Is the shopping-list logic actually hard?

The dedup-and-sum is straightforward when units match (2 cups flour + 1 cup flour = 3 cups flour). It's harder when they don't (1 cup flour + 200g flour). For v1, dedup only when units are identical; show separate lines otherwise. Better unit conversion is a v2 feature; users tolerate the simple version.

Should I parse ingredients from URLs?

Tempting, but skip it in v1. URL parsing for recipes is unreliable (every site has a different markup), and the failure mode is poor (a malformed recipe is worse than no recipe). Add it in v2 once you know users actually paste URLs vs. typing recipes.

What about meal-prep mode (make-ahead Sunday cooking)?

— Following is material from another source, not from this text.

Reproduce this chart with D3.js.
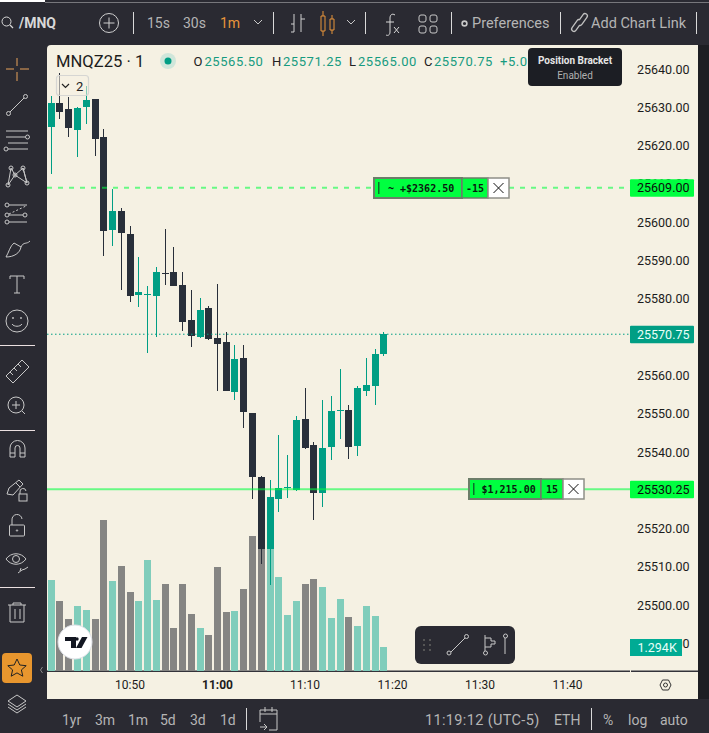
<!DOCTYPE html>
<html><head><meta charset="utf-8">
<script src="https://cdn.jsdelivr.net/npm/d3@7/dist/d3.min.js"></script>
<style>html,body{margin:0;padding:0;background:#2a2a32;overflow:hidden}svg{display:block}</style>
</head><body><svg id="c" width="709" height="733" font-family="Roboto"></svg>
<script>
const candleTimes=["10:41","10:42","10:43","10:44","10:45","10:46","10:47","10:48","10:49","10:50","10:51","10:52","10:53","10:54","10:55","10:56","10:57","10:58","10:59","11:00","11:01","11:02","11:03","11:04","11:05","11:06","11:07","11:08","11:09","11:10","11:11","11:12","11:13","11:14","11:15","11:16","11:17","11:18","11:19"];
const opens=[25624.75,25631.25,25629.5,25624,25630,25632.25,25622.25,25598,25603,25597,25581,25581,25580.75,25586.75,25587,25583.5,25574.5,25570,25577.5,25569.75,25568.75,25555.75,25564.5,25550.25,25533.5,25514.75,25527.75,25530.5,25530,25548.5,25541.75,25529.25,25541.25,25550.75,25551,25541.5,25556,25557.25,25565.5];
const highs=[25633,25639,25632.75,25630,25635.5,25632.25,25624.25,25608.75,25603.75,25599,25591,25583.25,25588.25,25598.25,25593.5,25587,25582.25,25580.25,25578,25583.75,25571.25,25568,25568,25550.25,25533.75,25532.75,25544.5,25539.25,25549.5,25556.75,25542.5,25553.5,25554.5,25561.75,25552.25,25557.25,25564.5,25567,25571.25];
const lows=[25612.5,25627,25622.25,25617,25625.75,25617.25,25591.25,25593.75,25582.25,25579.25,25577.75,25565.75,25570,25583.5,25583.25,25571.5,25567.5,25569.75,25569.25,25556,25556,25553.5,25546.25,25527.75,25510.75,25505.25,25524.25,25528,25529.75,25540.75,25522.25,25525.75,25538,25543.5,25538.25,25539,25554.5,25552.25,25565];
const closes=[25631.25,25628.75,25624.5,25629.75,25632,25621.75,25597.75,25603,25597.25,25580.75,25581.75,25581.25,25587,25586.5,25583.25,25574,25570.25,25577,25569.5,25568.25,25556,25564.25,25550.5,25533.5,25514.75,25528.25,25530.5,25530.75,25548.25,25541,25529.25,25541,25550.75,25551,25541.25,25556.75,25557.5,25565.5,25570.75];
const volumes=[4905,3773,2803,3504,3288,2803,8139,4851,5660,4258,3773,5983,3827,4689,2318,4689,3072,2318,1940,5606,3180,3234,4420,7277,8408,6791,5067,3018,3773,4689,4959,4528,2857,3881,2911,2426,3504,2965,1294];
const priceTicks=[25640,25630,25620,25610,25600,25590,25580,25560,25550,25540,25520,25510,25500,25490];
const timeTicks=["10:50","11:00","11:10","11:20","11:30","11:40"];
const legendValues=[["O","25565.50",193.5,204.5],["H","25571.25",272,283],["L","25565.00",349,358],["C","25570.75",424,434]];
const targetPrice=25609, stopPrice=25530.25, lastPrice=25570.75;

const svg=d3.select("#c");
const UP="#009e84",DN="#282f3a",BG="#f5f1e3",UI="#2a2a32",ICON="#c8c8c8";
const parse=d3.timeParse("%H:%M");
const x=d3.scaleTime().domain([parse("11:00"),parse("11:40")]).range([217,567]);
const y=d3.scaleLinear().domain([25640,25490]).range([69,643.5]);
const v=d3.scaleLinear().domain([0,1294]).range([671,647]);
const px=t=>Math.round(x(parse(t)))+0.5;
const rows=candleTimes.map((t,i)=>({t,o:opens[i],h:highs[i],l:lows[i],c:closes[i],vol:volumes[i],up:closes[i]>=opens[i]}));
function rect(g,a,b,w,h,f,extra={}){const r=g.append("rect").attr("x",a).attr("y",b).attr("width",w).attr("height",h).attr("fill",f);for(const k in extra)r.attr(k,extra[k]);return r}
function txt(g,s,a,b,size,f,extra={}){const r=g.append("text").text(s).attr("x",a).attr("y",b).attr("font-size",size).attr("fill",f);for(const k in extra)r.attr(k,extra[k]);return r}
function icon(d,col=ICON,w=1){return svg.append("path").attr("d",d).attr("fill","none").attr("stroke",col).attr("stroke-width",w)}
function circ(a,b,r,col=ICON,fill="none",w=1){return svg.append("circle").attr("cx",a).attr("cy",b).attr("r",r).attr("stroke",col).attr("fill",fill).attr("stroke-width",w)}

// frame
rect(svg,0,0,709,733,UI);
rect(svg,0,0,45,2,"#fff");
rect(svg,45,2,664,1,"#77777c");
rect(svg,698,45,11,654,"#1d1e23");
svg.append("path").attr("d","M47 49a4 4 0 0 1 4-4H698V699H47Z").attr("fill",BG);

// price axis (the 25610 and 25490 ticks are partly covered, as in the source)
const yAxis=svg.append("g").attr("transform","translate(633,0)").call(d3.axisRight(y).tickValues(priceTicks).tickSize(0).tickPadding(4).tickFormat(d3.format(".2f")));
yAxis.select(".domain").remove();
yAxis.selectAll("text").attr("font-size",12.5).attr("fill","#1c1c1c").attr("font-family","Roboto");

// time axis
const xAxis=svg.append("g").attr("transform","translate(0,671)").call(d3.axisBottom(x).tickValues(timeTicks.map(parse)).tickSize(0).tickPadding(9).tickFormat(d3.timeFormat("%H:%M")));
xAxis.select(".domain").remove();
xAxis.selectAll("text").attr("font-size",12).attr("fill","#1c1c1c").attr("font-family","Roboto").attr("font-weight",d=>d3.timeFormat("%H:%M")(d)==="11:00"?700:400);
rect(svg,47,670.5,583,1.5,"#33333a");
rect(svg,631,670.5,67,1.5,"#33333a");

// volume
svg.append("g").attr("shape-rendering","crispEdges").selectAll("rect").data(rows).join("rect")
 .attr("x",d=>px(d.t)-3.75).attr("width",7.5).attr("y",d=>v(d.vol)).attr("height",d=>671-v(d.vol)).attr("fill",d=>d.up?"#80cdbb":"#858583");

// candles
const cg=svg.append("g").attr("shape-rendering","crispEdges");
cg.selectAll("line").data(rows).join("line").attr("x1",d=>px(d.t)).attr("x2",d=>px(d.t)).attr("y1",d=>y(d.h)).attr("y2",d=>y(d.l)).attr("stroke",d=>d.up?UP:DN).attr("stroke-width",1);
cg.selectAll("rect").data(rows).join("rect").attr("x",d=>px(d.t)-3.5).attr("width",7).attr("y",d=>y(Math.max(d.o,d.c))).attr("height",d=>Math.max(1,y(Math.min(d.o,d.c))-y(Math.max(d.o,d.c)))).attr("fill",d=>d.up?UP:DN);

// price lines
svg.append("line").attr("x1",47).attr("x2",630).attr("y1",y(lastPrice)).attr("y2",y(lastPrice)).attr("stroke",UP).attr("stroke-dasharray","1.5 2.5").attr("stroke-width",1);
svg.append("line").attr("x1",47).attr("x2",630).attr("y1",y(targetPrice)).attr("y2",y(targetPrice)).attr("stroke","#00ff40").attr("stroke-opacity",.58).attr("stroke-dasharray","5 6").attr("stroke-width",2);
svg.append("line").attr("x1",47).attr("x2",630).attr("y1",y(stopPrice)).attr("y2",y(stopPrice)).attr("stroke","#00ff40").attr("stroke-opacity",.58).attr("stroke-width",2);

// price labels
function priceLabel(p,col,tc){const c=y(p);rect(svg,630,c-8.5,64,17.5,col,{rx:1});txt(svg,p.toFixed(2),637,c+4.5,12.5,tc)}
priceLabel(targetPrice,"#00ff40","#0c0c0c");
priceLabel(stopPrice,"#00ff40","#0c0c0c");
priceLabel(lastPrice,"#009e84","#eafff8");
rect(svg,630,639,52,17,"#00ab94");
txt(svg,"1.294K",637.5,652,12.5,"#e8fff8");

// order widgets
const MONO={"font-family":"DejaVu Sans Mono","font-weight":700};
function widget(p,a,w1,w2,w3,label,lx,q){const c=Math.round(y(p));const t=c-11,H=21;
 rect(svg,a+1,t+1,w1-1,H-1,"#00ff40",{stroke:"#6c7d69","stroke-width":2});
 rect(svg,a+w1,t+1,w2,H-1,"#00ff40",{stroke:"#6c7d69","stroke-width":1.5});
 rect(svg,a+w1+w2,t+1,w3,H-1,"#fff",{stroke:"#8f8f88","stroke-width":1.5});
 rect(svg,a+5,t+5,1.5,12,"#0a6e2a");
 txt(svg,label,lx,c+3.5,10,"#0a1a0f",MONO);
 txt(svg,q,a+w1+w2/2,c+3.5,10,"#0a1a0f",{...MONO,"text-anchor":"middle"});
 const m=a+w1+w2+w3/2;icon(`M${m-5} ${c-5}L${m+5} ${c+5}M${m+5} ${c-5}L${m-5} ${c+5}`,"#111",1);}
widget(targetPrice,373,89,26,21,"~ +$2362.50",388,"-15");
widget(stopPrice,468,73,22,21,"$1,215.00",481.5,"15");

// top toolbar
circ(6.5,21.5,4.5,"#d8d8d8");icon("M10 25l3 3","#d8d8d8",1.2);
txt(svg,"/MNQ",19,28,14,"#d8d8d8",{"font-weight":700});
circ(109,23,9.5,"#cfcfcf");icon("M109 17.5v11M103.5 23h11","#cfcfcf");
[133,273,365,451,560,696].forEach(s=>rect(svg,s,12,1,22,"#d9d9d9"));
txt(svg,"15s",147,28,14,"#b5b5b5");txt(svg,"30s",183,28,14,"#b5b5b5");txt(svg,"1m",220,28,14,"#e8953a");
icon("M254 20l4 4 4-4");icon("M347 20l4 4 4-4");
icon("M291 32h3V14M294 24h-3M301 14v18M301 19h4","#d0d0d0");
icon("M321 16h4v15h-4ZM323 11v5M323 31v5M330 19h4v11h-4ZM332 15v4M332 30v4","#e8953a");
icon("M395 15c-3-2-5 0-5 3v14c0 3-2 4-4 3M386 22h8","#d8d8d8");icon("M394 27l5 6M399 27l-5 6","#d8d8d8");
[[419,15],[430,15],[419,26],[430,26]].forEach(b=>rect(svg,b[0],b[1],7,7,"none",{stroke:"#c8c8c8",rx:2}));
circ(464.5,23.5,2.4,"#c8c8c8","none",1.6);
txt(svg,"Preferences",472,28,14.5,"#b5b5b5");
[["#c0c0c0",6],[UI,3.4]].forEach(s=>{icon("M574 29L579 22",s[0],s[1]).attr("stroke-linecap","round");icon("M580 23L585 16",s[0],s[1]).attr("stroke-linecap","round")});
txt(svg,"Add Chart Link",591,28,14.5,"#b5b5b5");

// legend
txt(svg,"MNQZ25 · 1",56,67,16.6,"#1c1c1c");
circ(168,61,8,"none","#cfe6da");circ(168,61,3.5,"none","#009e84");
legendValues.forEach(r=>{txt(svg,r[0],r[2],66,13,"#222");txt(svg,r[1],r[3],66,13,"#169b80",{"letter-spacing":.55})});
txt(svg,"+5.0",500,66,13,"#169b80",{"letter-spacing":.55});
rect(svg,528,48,94,38,"#1c1e24",{rx:4});
txt(svg,"Position Bracket",575,64,10,"#e6e6e6",{"text-anchor":"middle","font-weight":700});
txt(svg,"Enabled",575,79,10,"#b0b0b0",{"text-anchor":"middle"});
rect(svg,56.5,75.5,32,20,"#f5f1e3",{"fill-opacity":.55,stroke:"#d6d6d3","stroke-width":1.2,rx:3});
icon("M62 84l3.5 3.5 3.5-3.5","#222",1.2);txt(svg,"2",76,91,13,"#222");

// left toolbar
const O="#e8a25a";
icon("M6 69h8M20 69h9M17 58v8M17 72v9",O);
icon("M10 112L24 98");circ(8.5,113.5,2);circ(25.5,96.5,2);
icon("M6 131h22M6 137h19M8 143h20M8 149h20");circ(27.5,137,2);circ(6,149,2);
icon("M11 168L15 175L23 168L27 183L15 175L8 185M11 168L8 185M23 168L27 183");[[11,168],[23,168],[15,175],[8,185],[27,183]].forEach(p=>circ(p[0],p[1],2));
icon("M9 205h18M9 222h18");icon("M9 214L26 206","#c8c8c8").attr("stroke-dasharray","2 2");icon("M9 215h14");[[7,205],[7,215],[7,222],[25,215]].forEach(p=>circ(p[0],p[1],2));
icon("M6 257C9 252 10 246 14 243L21 247C20 253 14 257 6 257ZM21 247C24 241 26 245 30 241");
icon("M10 279v-3h14v3M17 276v17M14 293h6");
circ(17,321,11);icon("M12 324c2 3 8 3 10 0");circ(13,318,.6);circ(21,318,.6);
icon("M6 376L22 360L29 367L13 383ZM10 372l3 3M14 368l3 3M18 364l3 3");
circ(16,405,8);icon("M16 401v8M12 405h8M22 411l3 3");
icon("M10 457v-9a7.5 7.5 0 0 1 15 0v9h-5v-9a2.5 2.5 0 0 0-5 0v9ZM10 453h5M20 453h5");
icon("M7 494l2-6L19 480l4 4L13 495ZM16 483l4 4");rect(svg,19,494,8,7,"none",{stroke:ICON});icon("M20 494v-2a3 3 0 0 1 6-1");
rect(svg,9.5,525,15,11,"none",{stroke:ICON,rx:1});icon("M12 525v-5a5 5 0 0 1 10-1");circ(17,530.5,.7);
icon("M6 559c5-7 15-7 20 0c-5 7-15 7-20 0Z");circ(16,559,3.5);icon("M18 573l4-3 3-1 3-2M21 568l-1 3");
icon("M8 605h18M13 605v-2h8v2M10 605v17h14v-17M15 609v10M20 609v10");
rect(svg,2,653,30,30,"#e8962e",{rx:4});
icon("M17 659l2.8 6 6.4.7-4.8 4.2 1.4 6.3-5.8-3.3-5.8 3.3 1.4-6.3-4.8-4.2 6.4-.7Z","#222");
icon("M42.5 667l-2 3 2 3","#8a8a8a");
icon("M17 695l9 6-9 6-9-6ZM8 704l9 6 9-6M8 707l9 6 9-6");
[345,430,587].forEach(s=>rect(svg,0,s,35,1,"#eadfe0"));

// TradingView badge
circ(75,642,17,"#dde0e6","#fff",1);
svg.append("path").attr("d","M65 637h11v11h-5v-7h-6ZM82 637h5.5l-6 11h-5.5Z").attr("fill","#131722");circ(77,639,1.7,"none","#131722");

// drawing toolbar
rect(svg,415,626,100,38,UI,{rx:6});
[[424,640],[430,640],[424,645],[430,645],[424,650],[430,650]].forEach(p=>rect(svg,p[0]-1,p[1]-1,2,2,"#555"));
icon("M451 652L465 638");circ(449,653,2);circ(466.5,636.5,2);
icon("M485 635v16M485 638h6v3h4v3h-4v3h-6");circ(485.5,653,2);
icon("M505 638v16");circ(505.5,636,2);

// axis settings
icon("M660 685l2.5-5h6l2.5 5-2.5 5h-6Z","#333");circ(665.5,685,2,"#333");

// bottom bar
const BOT="#b5b5b5";
[["1yr",62],["3m",95],["1m",128],["5d",160],["3d",190],["1d",220]].forEach(r=>txt(svg,r[0],r[1],725,14,BOT));
rect(svg,246,708,1,22,"#d9d9d9");
icon("M260 722v-12h17v20h-8M260 714h17M265 707v5M272 707v5M260 727h7M264 724l3 3-3 3");
txt(svg,"11:19:12 (UTC-5)",425,725,14.5,BOT,{"letter-spacing":.35});txt(svg,"ETH",554,725,14,BOT);
rect(svg,591,708,1,22,"#d9d9d9");
txt(svg,"%",603,725,14,BOT);txt(svg,"log",628,725,14,BOT);txt(svg,"auto",660,725,14,BOT);
</script></body></html>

Out of scope for v1. The basic week-by-meal grid covers 90% of the use case. Meal-prep is a power-user pattern; add it as a P2 once 100+ WAU justify the investment.

Why no nutrition data in v1?

Three reasons: it's expensive (USDA API rate limits, third-party costs), it's a rabbit hole (food users care about accuracy), and it's not the differentiator (Paprika has it; we don't compete on it). Save it for v2 if user research surfaces strong demand.

Should I build this if Paprika exists?

Yes, if the differentiator (free, web-first, aisle-grouped shopping list) lands with real users. No, if you're building it because you want to learn the stack and not because you actually want users. Either is a valid reason; only the first justifies a real launch.